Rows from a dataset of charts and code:
****

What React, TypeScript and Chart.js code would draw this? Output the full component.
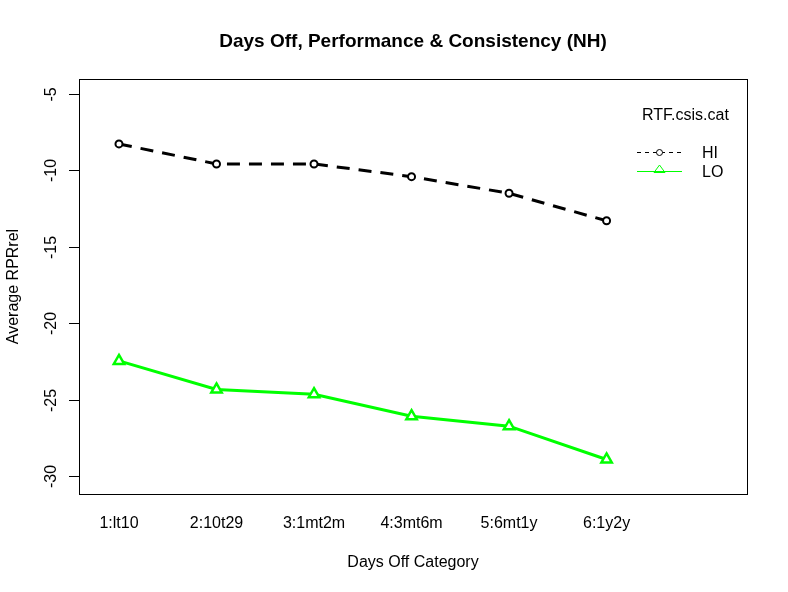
import { useEffect, useRef } from "react";
import { Chart, registerables } from "chart.js";

Chart.register(...registerables);

const categories = ["1:lt10", "2:10t29", "3:1mt2m", "4:3mt6m", "5:6mt1y", "6:1y2y"];
const hiValues = [-8.27, -9.58, -9.58, -10.41, -11.5, -13.3];
const loValues = [-22.47, -24.34, -24.65, -26.09, -26.74, -28.92];
const yTicks = [-5, -10, -15, -20, -25, -30];
const seriesNames = ["HI", "LO"];
const legendTitle = "RTF.csis.cat";
const chartTitle = "Days Off, Performance & Consistency (NH)";
const xTitle = "Days Off Category";
const yTitle = "Average RPRrel";

const FONT = '"Liberation Sans", Arial, sans-serif';
const GREEN = "#00FF00";

const decorPlugin = {
  id: "rdecor",
  afterDraw(chart: any) {
    const ctx = chart.ctx as CanvasRenderingContext2D;
    const { left, right, top, bottom } = chart.chartArea;
    const xs = chart.scales.x;
    const ys = chart.scales.y;
    ctx.save();
    // box
    ctx.strokeStyle = "#000";
    ctx.lineWidth = 1;
    ctx.strokeRect(Math.round(left) + 0.5, Math.round(top) + 0.5, Math.round(right - left), Math.round(bottom - top));
    // y ticks
    ctx.fillStyle = "#000";
    ctx.font = `16px ${FONT}`;
    for (const t of yTicks) {
      const py = Math.round(ys.getPixelForValue(t)) + 0.5;
      ctx.beginPath();
      ctx.moveTo(left - 10, py);
      ctx.lineTo(left, py);
      ctx.stroke();
      ctx.save();
      ctx.translate(left - 27, py);
      ctx.rotate(-Math.PI / 2);
      ctx.textAlign = "center";
      ctx.textBaseline = "middle";
      ctx.fillText(String(t), 0, 0);
      ctx.restore();
    }
    // x labels
    ctx.textAlign = "center";
    ctx.textBaseline = "middle";
    categories.forEach((c, i) => {
      const px = xs.getPixelForValue(i + 1);
      ctx.fillText(c, px, 524);
    });
    // axis titles
    ctx.fillText(xTitle, (left + right) / 2, 563);
    ctx.save();
    ctx.translate(14, (top + bottom) / 2);
    ctx.rotate(-Math.PI / 2);
    ctx.fillText(yTitle, 0, 0);
    ctx.restore();
    // title
    ctx.font = `bold 19px ${FONT}`;
    ctx.fillText(chartTitle, (left + right) / 2, 42);
    // legend
    ctx.font = `16px ${FONT}`;
    ctx.textAlign = "left";
    ctx.fillText(legendTitle, 642, 116);
    ctx.fillText(seriesNames[0], 702, 154);
    ctx.fillText(seriesNames[1], 702, 173);
    // HI legend line
    ctx.strokeStyle = "#000";
    ctx.lineWidth = 1;
    ctx.setLineDash([4, 4]);
    ctx.beginPath();
    ctx.moveTo(637, 152.5);
    ctx.lineTo(682, 152.5);
    ctx.stroke();
    ctx.setLineDash([]);
    ctx.fillStyle = "#fff";
    ctx.beginPath();
    ctx.arc(659.5, 152.5, 3, 0, Math.PI * 2);
    ctx.fill();
    ctx.stroke();
    // LO legend line
    ctx.strokeStyle = GREEN;
    ctx.beginPath();
    ctx.moveTo(637, 171.5);
    ctx.lineTo(682, 171.5);
    ctx.stroke();
    ctx.beginPath();
    ctx.moveTo(659.5, 165);
    ctx.lineTo(654, 172.5);
    ctx.lineTo(665, 172.5);
    ctx.closePath();
    ctx.stroke();
    ctx.restore();
  },
};

export default function App() {
  const ref = useRef<HTMLCanvasElement | null>(null);
  useEffect(() => {
    if (!ref.current) return;
    const chart = new Chart(ref.current, {
      type: "line",
      data: {
        datasets: [
          {
            label: seriesNames[0],
            data: hiValues.map((v, i) => ({ x: i + 1, y: v })),
            borderColor: "#000",
            borderWidth: 3,
            borderDash: [13, 9],
            pointStyle: "circle",
            pointRadius: 3.5,
            pointBorderWidth: 2,
            pointBorderColor: "#000",
            pointBackgroundColor: "#fff",
            tension: 0,
          },
          {
            label: seriesNames[1],
            data: loValues.map((v, i) => ({ x: i + 1, y: v })),
            borderColor: GREEN,
            borderWidth: 3,
            pointStyle: "triangle",
            pointRadius: 6,
            pointBorderWidth: 2.5,
            pointBorderColor: GREEN,
            pointBackgroundColor: "#fff",
            tension: 0,
          },
        ],
      },
      options: {
        animation: false,
        responsive: false,
        devicePixelRatio: 1,
        layout: { padding: { left: 79, top: 79, right: 41, bottom: 98 } },
        plugins: { legend: { display: false }, tooltip: { enabled: false }, title: { display: false } },
        scales: {
          x: { type: "linear", min: 0.59, max: 7.44, display: false },
          y: { type: "linear", min: -31.18, max: -4.02, display: false },
        },
      },
      plugins: [decorPlugin],
    });
    return () => chart.destroy();
  }, []);
  return (
    <div style={{ position: "fixed", left: 0, top: 0, width: 788, height: 592, background: "#fff" }}>
      <canvas ref={ref} width={788} height={592} style={{ width: 788, height: 592, display: "block" }} />
    </div>
  );
}
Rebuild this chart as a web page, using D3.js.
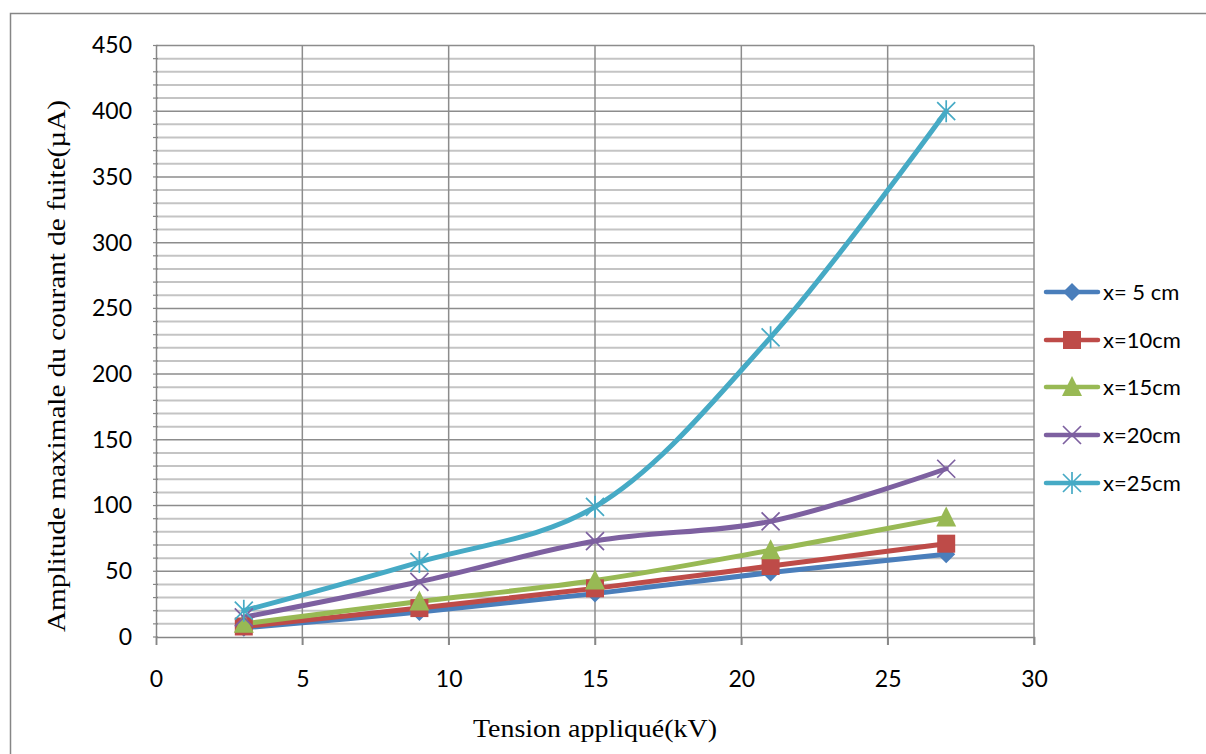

****

- Instruction
Copy out each line exactly, without the pictures.

- Written reply
What React, TypeScript and Chart.js code would draw this? Output the full component.
import { useEffect, useRef } from "react";
import { Chart, registerables } from "chart.js";

Chart.register(...registerables);

const categories = ["1:lt10", "2:10t29", "3:1mt2m", "4:3mt6m", "5:6mt1y", "6:1y2y"];
const hiValues = [-8.27, -9.58, -9.58, -10.41, -11.5, -13.3];
const loValues = [-22.47, -24.34, -24.65, -26.09, -26.74, -28.92];
const yTicks = [-5, -10, -15, -20, -25, -30];
const seriesNames = ["HI", "LO"];
const legendTitle = "RTF.csis.cat";
const chartTitle = "Days Off, Performance & Consistency (NH)";
const xTitle = "Days Off Category";
const yTitle = "Average RPRrel";

const FONT = '"Liberation Sans", Arial, sans-serif';
const GREEN = "#00FF00";

const decorPlugin = {
  id: "rdecor",
  afterDraw(chart: any) {
    const ctx = chart.ctx as CanvasRenderingContext2D;
    const { left, right, top, bottom } = chart.chartArea;
    const xs = chart.scales.x;
    const ys = chart.scales.y;
    ctx.save();
    // box
    ctx.strokeStyle = "#000";
    ctx.lineWidth = 1;
    ctx.strokeRect(Math.round(left) + 0.5, Math.round(top) + 0.5, Math.round(right - left), Math.round(bottom - top));
    // y ticks
    ctx.fillStyle = "#000";
    ctx.font = `16px ${FONT}`;
    for (const t of yTicks) {
      const py = Math.round(ys.getPixelForValue(t)) + 0.5;
      ctx.beginPath();
      ctx.moveTo(left - 10, py);
      ctx.lineTo(left, py);
      ctx.stroke();
      ctx.save();
      ctx.translate(left - 27, py);
      ctx.rotate(-Math.PI / 2);
      ctx.textAlign = "center";
      ctx.textBaseline = "middle";
      ctx.fillText(String(t), 0, 0);
      ctx.restore();
    }
    // x labels
    ctx.textAlign = "center";
    ctx.textBaseline = "middle";
    categories.forEach((c, i) => {
      const px = xs.getPixelForValue(i + 1);
      ctx.fillText(c, px, 524);
    });
    // axis titles
    ctx.fillText(xTitle, (left + right) / 2, 563);
    ctx.save();
    ctx.translate(14, (top + bottom) / 2);
    ctx.rotate(-Math.PI / 2);
    ctx.fillText(yTitle, 0, 0);
    ctx.restore();
    // title
    ctx.font = `bold 19px ${FONT}`;
    ctx.fillText(chartTitle, (left + right) / 2, 42);
    // legend
    ctx.font = `16px ${FONT}`;
    ctx.textAlign = "left";
    ctx.fillText(legendTitle, 642, 116);
    ctx.fillText(seriesNames[0], 702, 154);
    ctx.fillText(seriesNames[1], 702, 173);
    // HI legend line
    ctx.strokeStyle = "#000";
    ctx.lineWidth = 1;
    ctx.setLineDash([4, 4]);
    ctx.beginPath();
    ctx.moveTo(637, 152.5);
    ctx.lineTo(682, 152.5);
    ctx.stroke();
    ctx.setLineDash([]);
    ctx.fillStyle = "#fff";
    ctx.beginPath();
    ctx.arc(659.5, 152.5, 3, 0, Math.PI * 2);
    ctx.fill();
    ctx.stroke();
    // LO legend line
    ctx.strokeStyle = GREEN;
    ctx.beginPath();
    ctx.moveTo(637, 171.5);
    ctx.lineTo(682, 171.5);
    ctx.stroke();
    ctx.beginPath();
    ctx.moveTo(659.5, 165);
    ctx.lineTo(654, 172.5);
    ctx.lineTo(665, 172.5);
    ctx.closePath();
    ctx.stroke();
    ctx.restore();
  },
};

export default function App() {
  const ref = useRef<HTMLCanvasElement | null>(null);
  useEffect(() => {
    if (!ref.current) return;
    const chart = new Chart(ref.current, {
      type: "line",
      data: {
        datasets: [
          {
            label: seriesNames[0],
            data: hiValues.map((v, i) => ({ x: i + 1, y: v })),
            borderColor: "#000",
            borderWidth: 3,
            borderDash: [13, 9],
            pointStyle: "circle",
            pointRadius: 3.5,
            pointBorderWidth: 2,
            pointBorderColor: "#000",
            pointBackgroundColor: "#fff",
            tension: 0,
          },
          {
            label: seriesNames[1],
            data: loValues.map((v, i) => ({ x: i + 1, y: v })),
            borderColor: GREEN,
            borderWidth: 3,
            pointStyle: "triangle",
            pointRadius: 6,
            pointBorderWidth: 2.5,
            pointBorderColor: GREEN,
            pointBackgroundColor: "#fff",
            tension: 0,
          },
        ],
      },
      options: {
        animation: false,
        responsive: false,
        devicePixelRatio: 1,
        layout: { padding: { left: 79, top: 79, right: 41, bottom: 98 } },
        plugins: { legend: { display: false }, tooltip: { enabled: false }, title: { display: false } },
        scales: {
          x: { type: "linear", min: 0.59, max: 7.44, display: false },
          y: { type: "linear", min: -31.18, max: -4.02, display: false },
        },
      },
      plugins: [decorPlugin],
    });
    return () => chart.destroy();
  }, []);
  return (
    <div style={{ position: "fixed", left: 0, top: 0, width: 788, height: 592, background: "#fff" }}>
      <canvas ref={ref} width={788} height={592} style={{ width: 788, height: 592, display: "block" }} />
    </div>
  );
}
Rebuild this chart as a web page, using D3.js.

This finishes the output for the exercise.